Syria debate: Johnson attacks ‘self-righteous certitude’
Alan Johnson’s intervention in the Syria debate was a well constructed argument built round the need to answer the call from the UN. But what really struck you was the sting in the tail.
It was a rebuke to the Corbyn team: “I wish I had frankly the self-righteous certitude of the finger-wagging representatives of our new and kinder type of politics who will no doubt soon be contacting those of us who support this motion tonight.”
Hilary Benn gave that a loud “hear, hear” as Alan Johnson sat down.
My tally of shadow cabinet MPs’ balance of support is now 15 for the Corbyn line and eight for the government motion – with two undeclared or undecided.

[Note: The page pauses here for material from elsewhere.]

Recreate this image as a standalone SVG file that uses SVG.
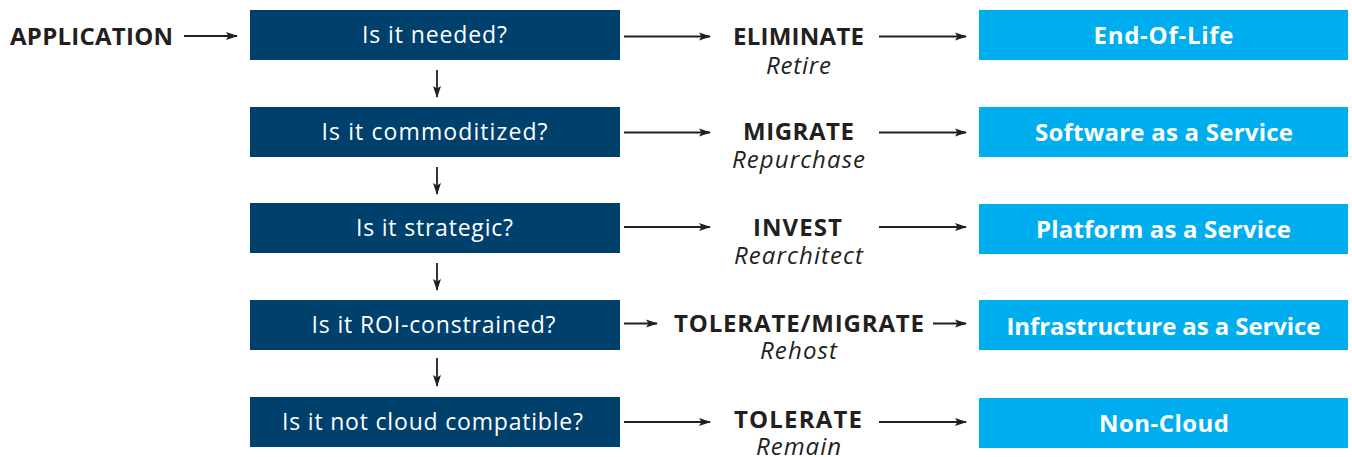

At one point earlier in the week when a walk-out by several shadow cabinet members looked possible, one aide to Jeremy Corbyn sounded like his team had discussed the possibility of moving to a slimmed-down, war cabinet-style top table.
The debate so far has not had the energy of past debates or a particularly high calibre of speeches.
It could be that this is about a relatively small deployment, albeit one of great significance and into a field of battle where great forces are already unleashed and seem hard to shift.
But it is worth remembering the size of additional deployment that would be triggered by the expected vote backing the government tonight.
Compared with 1991, when more than 30,000 troops were being deployed at the time of the decision to liberate Kuwait, compared with 2003 when nearly 40,000 troops stood ready to go to take part in the invasion of Iraq, on this occasion there will be eight extra manned aircraft net sent to the region and no extra drones.
One veteran military observer said: “Churchill wouldn’t have got out of bed for this.”